>> start

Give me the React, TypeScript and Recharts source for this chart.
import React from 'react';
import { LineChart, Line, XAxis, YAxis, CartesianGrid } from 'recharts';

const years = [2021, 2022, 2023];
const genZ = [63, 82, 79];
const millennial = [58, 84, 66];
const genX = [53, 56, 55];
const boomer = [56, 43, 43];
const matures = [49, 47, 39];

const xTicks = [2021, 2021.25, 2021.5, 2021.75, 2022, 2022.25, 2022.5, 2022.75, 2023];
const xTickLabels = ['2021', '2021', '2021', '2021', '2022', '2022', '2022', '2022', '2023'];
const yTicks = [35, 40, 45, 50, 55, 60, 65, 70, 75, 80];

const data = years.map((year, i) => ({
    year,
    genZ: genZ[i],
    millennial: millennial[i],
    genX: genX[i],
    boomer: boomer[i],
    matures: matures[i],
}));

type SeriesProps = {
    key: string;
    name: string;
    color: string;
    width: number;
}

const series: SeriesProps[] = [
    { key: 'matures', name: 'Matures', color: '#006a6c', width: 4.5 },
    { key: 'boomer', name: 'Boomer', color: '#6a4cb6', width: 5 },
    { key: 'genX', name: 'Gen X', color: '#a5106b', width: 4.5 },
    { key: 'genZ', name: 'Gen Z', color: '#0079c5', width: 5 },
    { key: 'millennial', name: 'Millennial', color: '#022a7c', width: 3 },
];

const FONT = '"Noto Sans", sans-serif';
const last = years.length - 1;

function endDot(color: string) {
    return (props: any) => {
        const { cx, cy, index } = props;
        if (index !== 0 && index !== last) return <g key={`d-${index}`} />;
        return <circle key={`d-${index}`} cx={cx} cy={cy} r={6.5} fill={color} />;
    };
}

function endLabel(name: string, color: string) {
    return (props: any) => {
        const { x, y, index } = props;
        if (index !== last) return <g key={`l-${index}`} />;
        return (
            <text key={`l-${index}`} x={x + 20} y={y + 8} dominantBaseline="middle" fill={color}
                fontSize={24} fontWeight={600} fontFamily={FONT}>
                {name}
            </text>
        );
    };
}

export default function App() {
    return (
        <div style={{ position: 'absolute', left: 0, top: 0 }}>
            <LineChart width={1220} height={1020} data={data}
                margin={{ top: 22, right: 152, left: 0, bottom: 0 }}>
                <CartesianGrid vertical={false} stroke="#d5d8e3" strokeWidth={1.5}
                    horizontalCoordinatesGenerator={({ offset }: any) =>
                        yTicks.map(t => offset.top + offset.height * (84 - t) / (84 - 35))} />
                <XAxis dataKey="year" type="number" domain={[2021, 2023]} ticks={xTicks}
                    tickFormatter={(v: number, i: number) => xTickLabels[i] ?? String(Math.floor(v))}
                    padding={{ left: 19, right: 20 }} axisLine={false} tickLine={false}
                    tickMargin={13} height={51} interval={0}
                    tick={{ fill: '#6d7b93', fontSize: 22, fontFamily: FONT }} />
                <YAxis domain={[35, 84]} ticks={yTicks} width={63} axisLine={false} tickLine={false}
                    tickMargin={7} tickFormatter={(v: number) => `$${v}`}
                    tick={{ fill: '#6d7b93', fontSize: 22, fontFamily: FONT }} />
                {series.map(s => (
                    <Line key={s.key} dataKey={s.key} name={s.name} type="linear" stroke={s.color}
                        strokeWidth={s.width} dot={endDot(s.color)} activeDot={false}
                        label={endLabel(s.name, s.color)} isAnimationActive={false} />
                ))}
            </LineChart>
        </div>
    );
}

>> end

## Exercise brief
Please write out the material word for word from its first line through the line holding "const matures = [49, 47, 39];", including both, and no line past it.

## Result for this exercise
Give me the React, TypeScript and Recharts source for this chart.
import React from 'react';
import { LineChart, Line, XAxis, YAxis, CartesianGrid } from 'recharts';

const years = [2021, 2022, 2023];
const genZ = [63, 82, 79];
const millennial = [58, 84, 66];
const genX = [53, 56, 55];
const boomer = [56, 43, 43];
const matures = [49, 47, 39];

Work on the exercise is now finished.